SET EXERCISE:
Reproduce exactly the lines below, from the first one through the line containing "const xName = 'Doppler Frequency (Hz)';", and omit any pictures.

AVAILABLE DATA:
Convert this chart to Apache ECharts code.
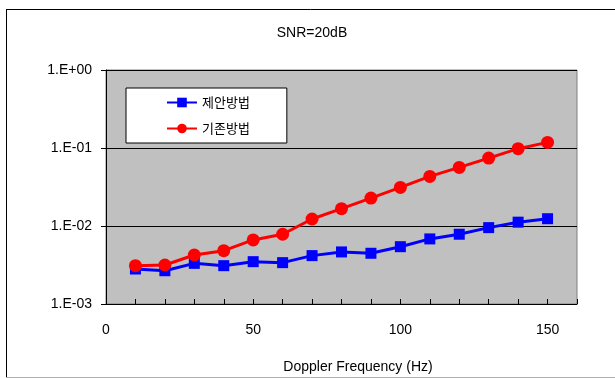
<!DOCTYPE html>
<html><head><meta charset="utf-8">
<script src="https://cdn.jsdelivr.net/npm/echarts@6/dist/echarts.min.js"></script>
<style>html,body{margin:0;padding:0;background:#fff}#c{width:615px;height:378px}</style>
</head><body><div id="c"></div>
<script>
const freq = [10,20,30,40,50,60,70,80,90,100,110,120,130,140,150];
const proposed = [0.00281,0.00267,0.00332,0.0031,0.00349,0.00339,0.00417,0.00465,0.00447,0.00543,0.00683,0.00784,0.00953,0.0112,0.0124];
const existing = [0.0031,0.00316,0.00425,0.00483,0.00663,0.00784,0.0123,0.0167,0.0228,0.0312,0.0432,0.0564,0.0743,0.098,0.118];
const seriesNames = ['제안방법','기존방법'];
const titleText = 'SNR=20dB';
const xName = 'Doppler Frequency (Hz)';

const FONT = "'Liberation Sans', 'Noto Sans CJK KR', sans-serif";
const chart = echarts.init(document.getElementById('c'));
function pair(xs, ys){ return xs.map((x,i)=>[x, ys[i]]); }
chart.setOption({
  animation:false,
  backgroundColor:'#fff',
  graphic:[
    {type:'line', shape:{x1:6,y1:9.5,x2:615,y2:9.5}, style:{stroke:'#000',lineWidth:1}},
    {type:'line', shape:{x1:6.5,y1:9,x2:6.5,y2:377}, style:{stroke:'#000',lineWidth:1}},
    {type:'line', shape:{x1:6,y1:377.5,x2:615,y2:377.5}, style:{stroke:'#b0b0b0',lineWidth:1}}
  ],
  title:[
    {text:titleText, left:307, top:21, textAlign:'center', textStyle:{fontFamily:FONT,fontSize:14,fontWeight:'normal',color:'#000'}},
    {text:xName, left:353, top:355, textAlign:'center', textStyle:{fontFamily:FONT,fontSize:14,fontWeight:'normal',color:'#000'}}
  ],
  legend:{
    orient:'vertical', left:126, top:88,
    backgroundColor:'#fff', borderColor:'#000', borderWidth:1,
    padding:[8,37,8,40], itemWidth:30, itemHeight:12, itemGap:13,
    textStyle:{fontFamily:"'Noto Sans CJK KR', sans-serif", fontSize:13, color:'#000'},
    data:seriesNames
  },
  grid:{left:106, right:38, top:70, bottom:74, show:true, backgroundColor:'#c0c0c0', borderColor:'#808080', borderWidth:1},
  xAxis:{
    type:'value', min:0, max:160, interval:10,
    axisLine:{lineStyle:{color:'#000',width:1}},
    axisTick:{inside:true,length:5,lineStyle:{color:'#000'}},
    axisLabel:{formatter:v=> v%50===0 ? String(v) : '', fontFamily:FONT, fontSize:14, color:'#000', margin:19},
    splitLine:{show:false}
  },
  yAxis:{
    type:'log', logBase:10, min:0.001, max:1,
    axisLine:{show:true,lineStyle:{color:'#000',width:1}},
    axisTick:{show:true,length:5,lineStyle:{color:'#000'}},
    axisLabel:{fontFamily:FONT,fontSize:14,color:'#000',margin:14,
      formatter:v=>{const e=Math.round(Math.log10(v)); return '1.E'+(e<0?'-':'+')+String(Math.abs(e)).padStart(2,'0');}},
    splitLine:{show:true,lineStyle:{color:'#000',width:1}},
    minorTick:{show:false}
  },
  series:[
    {name:seriesNames[0], type:'line', data:pair(freq,proposed), symbol:'rect', symbolSize:11,
      lineStyle:{color:'#0000ff',width:3}, itemStyle:{color:'#0000ff'}, z:2},
    {name:seriesNames[1], type:'line', data:pair(freq,existing), symbol:'circle', symbolSize:13,
      lineStyle:{color:'#ff0000',width:3}, itemStyle:{color:'#ff0000'}, z:3}
  ]
});
</script></body></html>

TASK OUTPUT:
Convert this chart to Apache ECharts code.
<!DOCTYPE html>
<html><head><meta charset="utf-8">
<script src="https://cdn.jsdelivr.net/npm/echarts@6/dist/echarts.min.js"></script>
<style>html,body{margin:0;padding:0;background:#fff}#c{width:615px;height:378px}</style>
</head><body><div id="c"></div>
<script>
const freq = [10,20,30,40,50,60,70,80,90,100,110,120,130,140,150];
const proposed = [0.00281,0.00267,0.00332,0.0031,0.00349,0.00339,0.00417,0.00465,0.00447,0.00543,0.00683,0.00784,0.00953,0.0112,0.0124];
const existing = [0.0031,0.00316,0.00425,0.00483,0.00663,0.00784,0.0123,0.0167,0.0228,0.0312,0.0432,0.0564,0.0743,0.098,0.118];
const seriesNames = ['제안방법','기존방법'];
const titleText = 'SNR=20dB';
const xName = 'Doppler Frequency (Hz)';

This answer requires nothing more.